Suggestion has motivated man since the beginning of time. The "sleep temples" of the ancient Egyptians are depicted in stone dated as early as 1000 BC. These temples were places where priests put worshipers to "sleep" and suggested they be cured. These were the first formal procedures of hypnotic induction that we know today. These techniques were introduced to the Greeks in the fourth century BC and into Rome a hundred years later. For many centuries, the practice flourished, until the middle ages when it was forced underground out of ignorance and fear.
Dr. James Esdaile (1818-1859) was the first to experiment with hypnotic anesthesia while serving with the British East India Compnay in Calcutta, India. He performed more than 300 operations with his new found Hypno-anesthesia with such success that it lowered the surgical mortality rate to less than five percent. Upon returning to England, he thought his methods would work just as well as they had in India; however, they did not. The Church at that time taught that suffering was a noble part of the human condition, that to endure pain was to establish integrity. The British Medical Society maintained that Esadile was interfering with nature. God created pain; therefore, it was essential for the purification of the soul and building character.
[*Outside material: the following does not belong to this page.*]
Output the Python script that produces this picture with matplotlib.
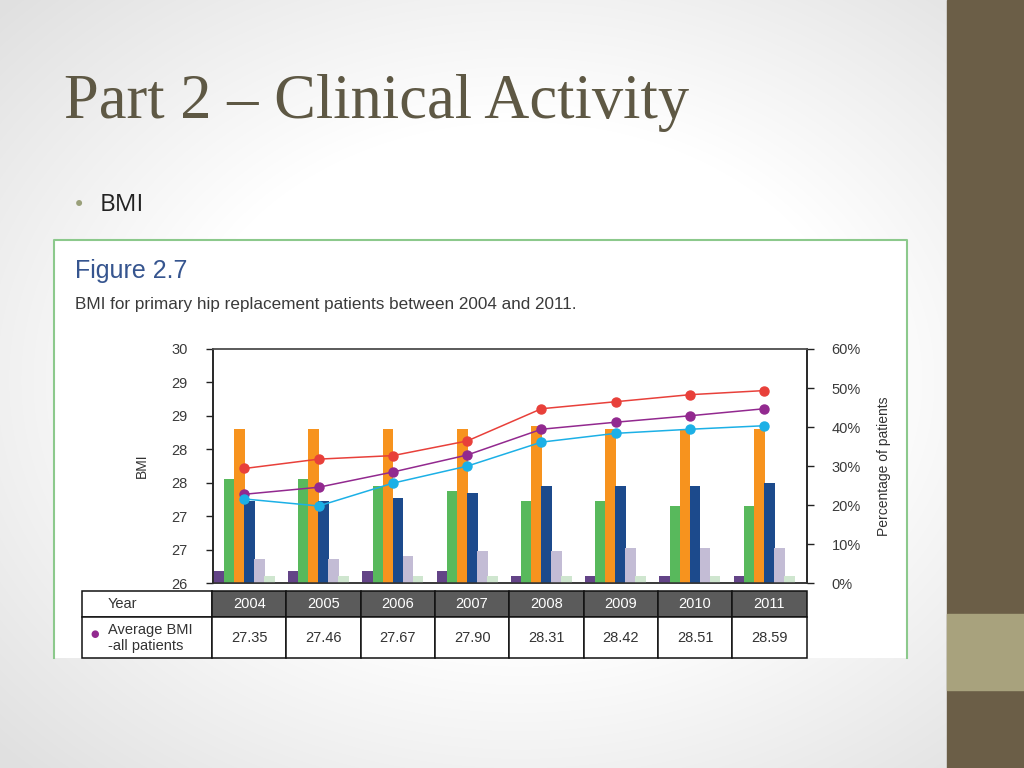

It was stated later in the 1800's that God must not have wanted man to suffer, as ether was discovered and made popular as an anesthetic.
In the early 1900's, a French pharmacist named Emile Coue` discovered the power of auto-suggestion and called it "waking suggestion". Coue` also discovered that: All hypnosis is self-hypnosis. He also discovered the Laws of Suggestion. The laws and system he developed are just as sound today as they were in the early 1900's.
For the next fifty years, hypnosis had a slow development. It was used in both World War I and World War II for pain control when chemical anesthetics were not available for treatmeant of shell shock. Hypnosis stayed alive through it's study by tough-minded, knowledgeable individuals who knew it's value. Finally in 1958, The American Medical Association approved the therapeutic use of hypnosis. Since that time, clinical development has been a steady forward progression and hypnosis has gained acceptance and respectability.
The following quote is an excerpt from "An Introduction to Hypnotism" from the book PRACTICAL LESSONS IN HYPNOTISM, written by William W. Cook, M.D., published in 1901.
Hypnotism is the most practical science of the age. It enters in everyday life, and confers advantages that could not be acquired through any other medium. Its practice is no longer a mere pastime for amusement and sensation, as professional men of the highest standing now recognize the power and seek to profit from its benefits; and scientists regard it as natural power, for ages kept dormant, but currently destined to perform an active part in the welfare and development of future generations.